Por: Albertino Ramos
Cinco décadas após a independência, Cabo Verde, grosso modo, ostenta com legítimo orgulho uma democracia estável, paz duradoura e um capital humano que transcende as fronteiras do arquipélago. Todavia, neste marco dos 50 anos, mais do que celebrar a memória, impõe-se uma urgência transformadora.
Não basta recordar a resistência cabo-verdiana — afigura-se imperioso questionar para quem e como se constrói o país hoje. Subsistem assimetrias territoriais brutais: algumas ilhas inteiras vivem à margem da conectividade, do investimento e até da esperança. Adicionalmente, a juventude debate-se com subemprego, emigração forçada e um silêncio institucional que a exclui. E as políticas públicas, por vezes bem-intencionadas, naufragam entre o improviso e a inércia continuísta.
Do ajuste à refundação: uma mudança de paradigma
Refundar estrategicamente não simboliza apena um ajuste técnico, obviamente. Exige reinventar o modelo territorial, reequacionar as finanças públicas, renegociar o contrato intergeracional e ressignificar a própria narrativa nacional.

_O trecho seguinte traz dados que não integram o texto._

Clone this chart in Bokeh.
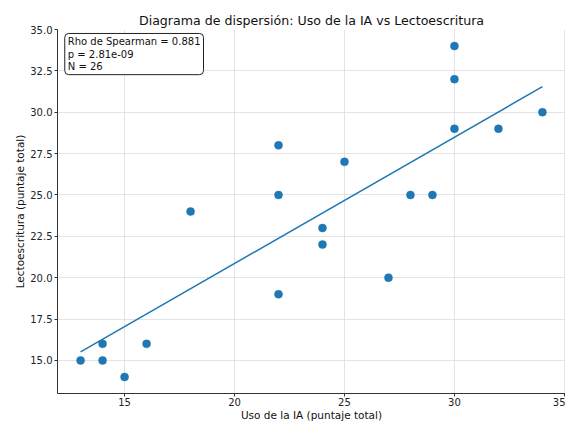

– Criar uma fiscalidade insular diferenciada, que valorize custos e oportunidades específicos de cada ilha;
– Instituir um “Senado” da Juventude, espaço permanente para co-criação de políticas além de ciclos eleitorais;
– Fundar um Observatório da Memória e Futuro, articulando legado histórico e planeamento simbólico de longo prazo.
Para além da alternância estéril
A alternância democrática — conquista inegável — não produziu até hoje uma visão estratégica partilhada. Cada governo tende, grosso modo, a recomeçar do zero, enquanto o país oscila entre inaugurações efémeras e promessas repetidas.
A refundação requer pactos de Estado suprapartidários em temas estruturantes: segurança hídrica, emancipação juvenil, transporte inter-ilhas, transição energética e justiça territorial. Não podemos ser reféns de ciclos políticos curtos num país que clama por horizontes de décadas.
Geografia como alavanca, não limite
Cabo Verde não se define por coordenadas no Atlântico — trata-se duma ideia em construção, alimentada por uma diáspora criativa, por juventudes inquietas e por territórios ávidos por protagonismo.
Longe de ser utópica, esta refundação constitui um imperativo vital. Sua origem reside numa interrogação fundadora: como converter um arquipélago de dispersões e diferenças num projeto comum, tangível e partilhado, considerando a complexidade sistémica do mundo contemporâneo?
Exige-se, pois, a capacidade de decidir na vizinhança da incerteza — arte que requer humildade epistémica (reconhecimento da ignorância), coragem ética (assunção das consequências) e inteligência estratégica (ação propositada, mesmo sem certezas).